Can someone explain to me why the older cases often have an inadequate length on the lower flap between the case and the billets loop? I bought one off of eBay like this and although beautiful, it is worthless for actual use. And when I do searches around, I see that many others are, or were, made that way.
I have two at the moment. One is old and the gap for billets is from 3-6" from the flask. It fits for me, but only on the front billet. I have a modern one that has an opening from 5-8". That one works too, but I need to put it on the back strap to hold it far enough back.
My theory is still knee rolls.
If you have a leather offcut it would not take master saddler skills to make a flat piece that sits in there like the buckle guard and gives you a loop in front of the front billet to attach to.

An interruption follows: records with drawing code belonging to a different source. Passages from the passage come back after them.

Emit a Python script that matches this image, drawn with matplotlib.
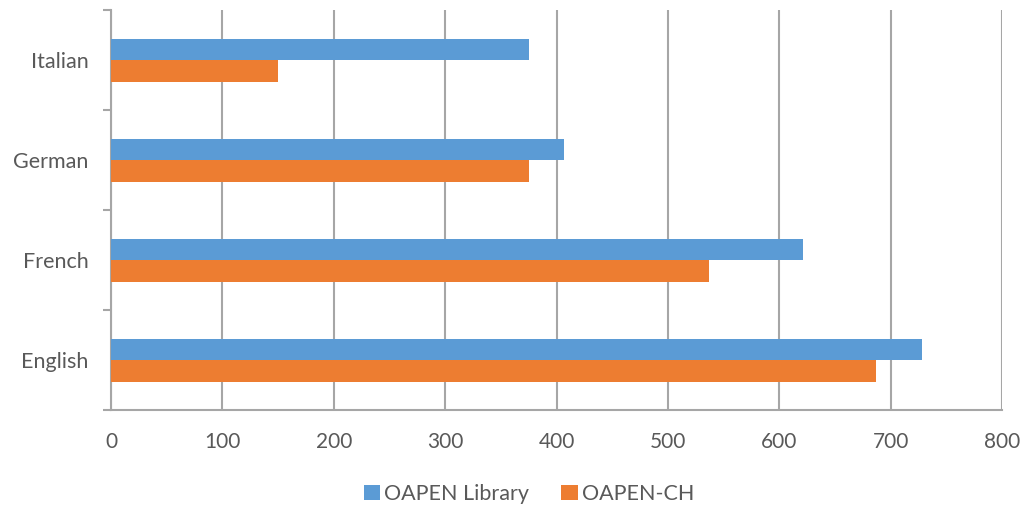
import matplotlib
matplotlib.use("Agg")
import matplotlib.pyplot as plt
import numpy as np

categories = ["English", "French", "German", "Italian"]
oapen_library = [728, 621, 407, 375]
oapen_ch = [687, 537, 375, 150]
xticks = [0, 100, 200, 300, 400, 500, 600, 700, 800]

plt.rcParams['font.family'] = ['Lato', 'DejaVu Sans']
fig = plt.figure(figsize=(10.25, 5.08), dpi=100)
ax = fig.add_axes([111/1025, 1-410/508, (1002-111)/1025, 400/508])

y = np.arange(len(categories))
h = 0.215
ax.barh(y + h/2, oapen_library, height=h, color='#5B9BD5', label='OAPEN Library', zorder=3)
ax.barh(y - h/2, oapen_ch, height=h, color='#ED7D31', label='OAPEN-CH', zorder=3)

ax.set_xlim(0, 800)
ax.set_ylim(-0.5, 3.5)
ax.set_xticks(xticks)
ax.set_xticklabels([str(v) for v in xticks])
ax.set_yticks(y)
ax.set_yticklabels(categories)
ax.set_yticks(np.arange(-0.5, 4.0, 1.0), minor=True)

ax.grid(axis='x', color='#A6A6A6', linewidth=1.5, zorder=0)
for s in ['top', 'right']:
    ax.spines[s].set_visible(False)
for s in ['left', 'bottom']:
    ax.spines[s].set_color('#A6A6A6')
    ax.spines[s].set_linewidth(1.5)

ax.tick_params(axis='x', length=0, pad=16, labelsize=15, labelcolor='#595959')
ax.tick_params(axis='y', which='major', length=0, pad=16, labelsize=15.5, labelcolor='#595959')
ax.tick_params(axis='y', which='minor', length=6, width=1.5, color='#A6A6A6')

ax.legend(loc='center', bbox_to_anchor=(529/1025, 1-494/508), bbox_transform=fig.transFigure,
          ncol=2, frameon=False, fontsize=15.5, labelcolor='#595959',
          handlelength=0.75, handleheight=0.75, handletextpad=0.2, columnspacing=1.5)

fig.savefig("out.png", dpi=100)
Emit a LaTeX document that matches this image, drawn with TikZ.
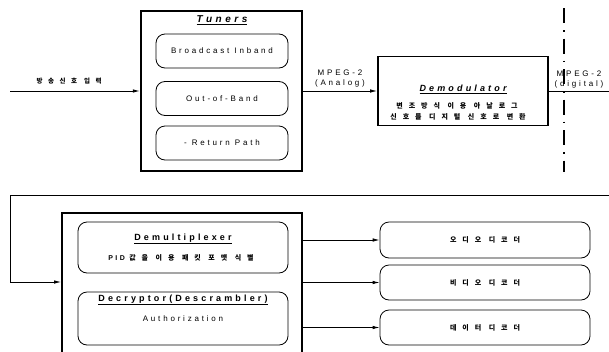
\documentclass[tikz,border=0pt]{standalone}
\usepackage{fontspec}
\setmainfont{Liberation Sans}[LetterSpace=35]
\newfontfamily\kr{Noto Sans CJK KR}[LetterSpace=85]
\usetikzlibrary{arrows.meta}
\begin{document}
\begin{tikzpicture}[x=1pt,y=-1pt,
  bigbox/.style={draw, line width=1.8pt, inner sep=0pt},
  rbox/.style={draw, rounded corners=9pt, line width=0.8pt, inner sep=0pt},
  arr/.style={-{Latex[length=7pt,width=3.5pt]}, line width=0.8pt},
  conn/.style={line width=0.8pt},
  lbl/.style={inner sep=0pt, font=\fontsize{8}{9}\selectfont},
  ttl/.style={inner sep=0pt, font=\fontsize{9}{10}\selectfont\bfseries},
  krl/.style={inner sep=0pt, font=\fontsize{7}{8}\selectfont\kr\bfseries}]
\useasboundingbox (0,0) rectangle (609,351);
\clip (0,0) rectangle (609,351);
% Tuners
\node[bigbox, line width=2.4pt, minimum width=161pt, minimum height=160pt] (tun) at (221.5,91) {};
\node[ttl, font=\fontsize{10}{11}\selectfont\bfseries] (tunT) at (222,20) {\itshape\underline{Tuners}};
\node[rbox, minimum width=132pt, minimum height=34pt] (bi) at (222,51) {};
\node[lbl] (biT) at (bi) {Broadcast Inband};
\node[rbox, minimum width=132pt, minimum height=34pt] (oob) at (222,98.5) {};
\node[lbl] (oobT) at (oob) {Out-of-Band};
\node[rbox, minimum width=132pt, minimum height=34pt] (rp) at (222,143) {};
\node[lbl] (rpT) at (rp) {- Return Path};
% input
\coordinate (in) at (10,91);
\draw[arr] (in) -- (tun.west);
\node[krl, font=\fontsize{6.5}{8}\selectfont\kr\bfseries] (inT) at (69,81) {방송신호 입력};
% Demodulator
\node[bigbox, minimum width=170pt, minimum height=69pt] (dem) at (463,91) {};
\node[ttl] (demT) at (463,89) {\itshape\underline{Demodulator}};
\node[krl] (dem1) at (457,106) {변조방식 이용 아날로그};
\node[krl] (dem2) at (458,117) {신호를 디지털 신호로 변환};
\draw[arr] (tun.east) -- (dem.west);
\node[lbl] (an1) at (340,73) {MPEG-2};
\node[lbl] (an2) at (340,83) {(Analog)};
% output
\coordinate (out) at (609,91);
\draw[conn] (dem.east) -- (out);
\node[lbl] (dg1) at (579,74) {MPEG-2};
\node[lbl] (dg2) at (579,84) {(digital)};
\coordinate (v1) at (564,8);
\coordinate (v2) at (564,172);
\draw[line width=2.2pt, dash pattern=on 15pt off 7pt on 1.5pt off 7pt] (v1) -- (v2);
% bottom
\node[bigbox, minimum width=240pt, minimum height=145pt] (outer) at (182,285.5) {};
\coordinate (r) at (609,195);
\coordinate (c1) at (10,195);
\coordinate (fb) at (10,282);
\draw[arr] (r) -- (c1) -- (fb) -- (fb -| outer.west);
\node[rbox, minimum width=210pt, minimum height=51pt] (mux) at (183,247.5) {};
\node[ttl] (muxT) at (183,239) {\underline{Demultiplexer}};
\node[krl] (muxS) at (181,258) {\fontspec{Liberation Sans}[LetterSpace=35]PID {\kr 값을 이용 패킷 포맷 식별}};
\node[rbox, minimum width=210pt, minimum height=53pt] (dec) at (183,318.5) {};
\node[ttl] (decT) at (183,300) {\underline{Decryptor(Descrambler)}};
\node[lbl] (decS) at (183,319) {Authorization};
% decoders
\node[rbox, minimum width=210pt, minimum height=36pt] (d1) at (485,240) {};
\node[krl] (d1T) at (d1) {오디오 디코더};
\node[rbox, minimum width=210pt, minimum height=35pt] (d2) at (485,282.5) {};
\node[krl] (d2T) at (d2) {비디오 디코더};
\node[rbox, minimum width=210pt, minimum height=35pt] (d3) at (485,327.5) {};
\node[krl] (d3T) at (d3) {데이터 디코더};
\draw[arr] (d1.west -| outer.east) -- (d1.west);
\draw[arr] (d2.west -| outer.east) -- (d2.west);
\draw[arr] (d3.west -| outer.east) -- (d3.west);
\end{tikzpicture}
\end{document}
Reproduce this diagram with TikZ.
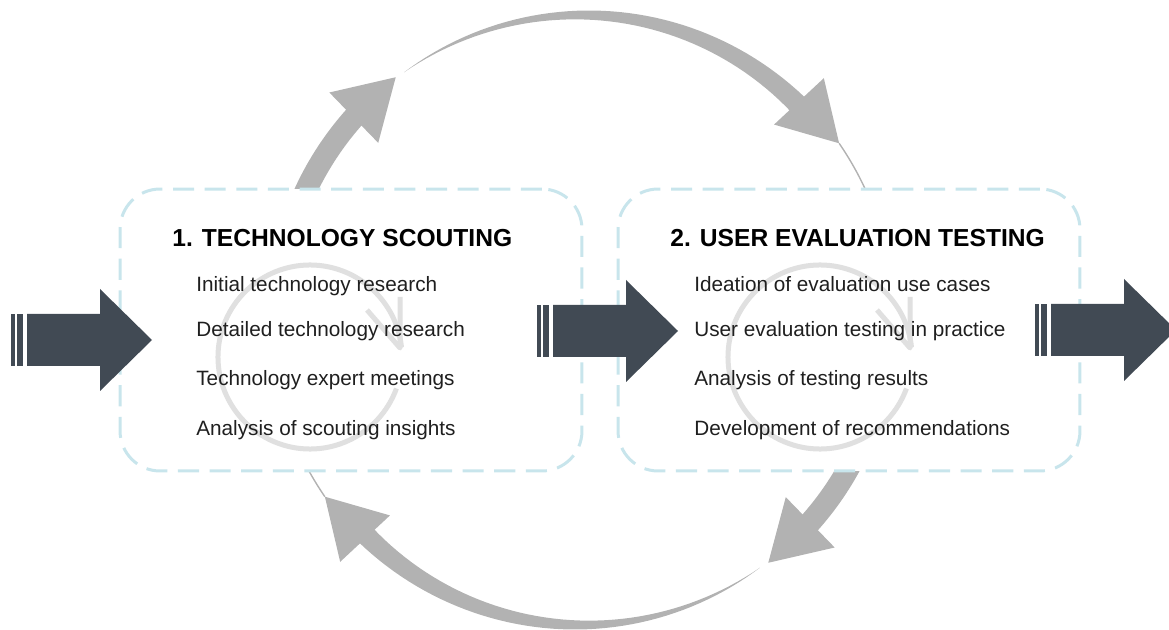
\documentclass[tikz,border=0pt]{standalone}
\usepackage{fontspec}
\setmainfont{Liberation Sans}
\definecolor{loopgray}{RGB}{178,178,178}
\definecolor{ringgray}{RGB}{224,224,224}
\definecolor{boxblue}{RGB}{200,229,236}
\definecolor{slate}{RGB}{65,74,84}
\tikzset{
  phase/.style={draw=boxblue, line width=1.7pt, dash pattern=on 12pt off 6pt,
    rounded corners=0.8cm, fill=white, minimum width=9.24cm, minimum height=5.64cm},
  heading/.style={anchor=base west, inner sep=0pt, font=\fontsize{14}{16}\selectfont\bfseries},
  task/.style={anchor=base west, inner sep=0pt, font=\fontsize{11.8}{14}\selectfont, text=black!88},
  declare function={taper(\t)=20*(125.7-\t)/80.7;}
}
\begin{document}
\begin{tikzpicture}[x=0.02cm, y=0.02cm, line join=round]
    \useasboundingbox (0,0) rectangle (1169,629);
    % outer loop: upper half, then the same turned round
    \coordinate (c) at (582,309);
    \foreach \r in {0,180}{
      \begin{scope}[shift={(c)}, rotate=\r]
        \draw[loopgray, line width=0.44cm] (168:305) arc[start angle=168, end angle=137, radius=305];
        \fill[loopgray] (138:340) -- (127.5:306) -- (139:270) -- cycle;
        \fill[loopgray] plot[domain=125.7:45, samples=50] ({(305+taper(\x)/2)*cos(\x)}, {(305+taper(\x)/2)*sin(\x)})
            -- plot[domain=45:125.7, samples=50] ({(305-taper(\x)/2)*cos(\x)}, {(305-taper(\x)/2)*sin(\x)}) -- cycle;
        \fill[loopgray] (45:342) -- (34.5:312) -- (45.5:274) -- cycle;
        \draw[loopgray, line width=0.8pt] (34.5:312) arc[start angle=34.5, end angle=20, radius=312];
      \end{scope}
    }
    \node[phase] (scout) at (351,299) {};
    \node[phase] (test) at (849,299) {};
    % faint cycle marks behind the lists
    \foreach \cx in {310,820}{
      \draw[ringgray, line width=0.1cm] (\cx,272) ++(-20:92) arc[start angle=-20, end angle=-354, radius=92];
      \draw[ringgray, line width=0.1cm] (\cx+57,319) -- (\cx+90,281) -- (\cx+90,332);
    }
    \node[heading] (scouthead) at (172,382) {1. TECHNOLOGY SCOUTING};
    \node[heading] (testhead) at (670,382) {2. USER EVALUATION TESTING};
    \foreach \y/\t in {337/Initial technology research, 292/Detailed technology research,
        243/Technology expert meetings, 194/Analysis of scouting insights}
      \node[task] (scout\y) at (196,\y) {\t};
    \foreach \y/\t in {337/Ideation of evaluation use cases, 292/User evaluation testing in practice,
        243/Analysis of testing results, 194/Development of recommendations}
      \node[task] (test\y) at (694,\y) {\t};
    % flow arrows with their stripes
    \foreach \ax/\ay in {11/289, 537/298, 1035/299}{
      \fill[slate] (\ax,\ay-26) rectangle (\ax+4,\ay+26);
      \fill[slate] (\ax+6,\ay-26) rectangle (\ax+12,\ay+26);
      \fill[slate] (\ax+16,\ay-26) -- (\ax+89,\ay-26) -- (\ax+89,\ay-51) -- (\ax+141,\ay)
        -- (\ax+89,\ay+51) -- (\ax+89,\ay+26) -- (\ax+16,\ay+26) -- cycle;
    }
\end{tikzpicture}
\end{document}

Here's an answer I got elsewhere (I would say where but am afraid it might violate COTH's no-advertising rule to do so):
"Years ago men used to ride with 'an old hunting seat' (legs thrust forward and leaning back over jumps). If you look at old hunting saddles, the front of the saddle flap is cut very straight - almost like a modern showing saddle. Also no knee pads or rolls, so that short flask strap could easily reach the first girth strap.
"I wouldn't suggest trying to jump in such a saddle today - not good news for either your horse or your back. Many people put an extension on the girth strap of the flask case which seems to work quite well."
So you were pretty much right tangledweb! I think I'll see if I can FIND such an extension first, and if not, then use my mad leather-working skills to make one.
Last edited by altjaeger; Nov. 6, 2012 at 03:57 AM.
Correct, the woman's flask resides in the sandwich case.
The solution I came up with, altho not elegant, works. I attached a plastic cable tie to the top of the back billet, and then ran thin nylon string UNDER the sweat flap up to the front and attached it to the girth strap of the flask holder.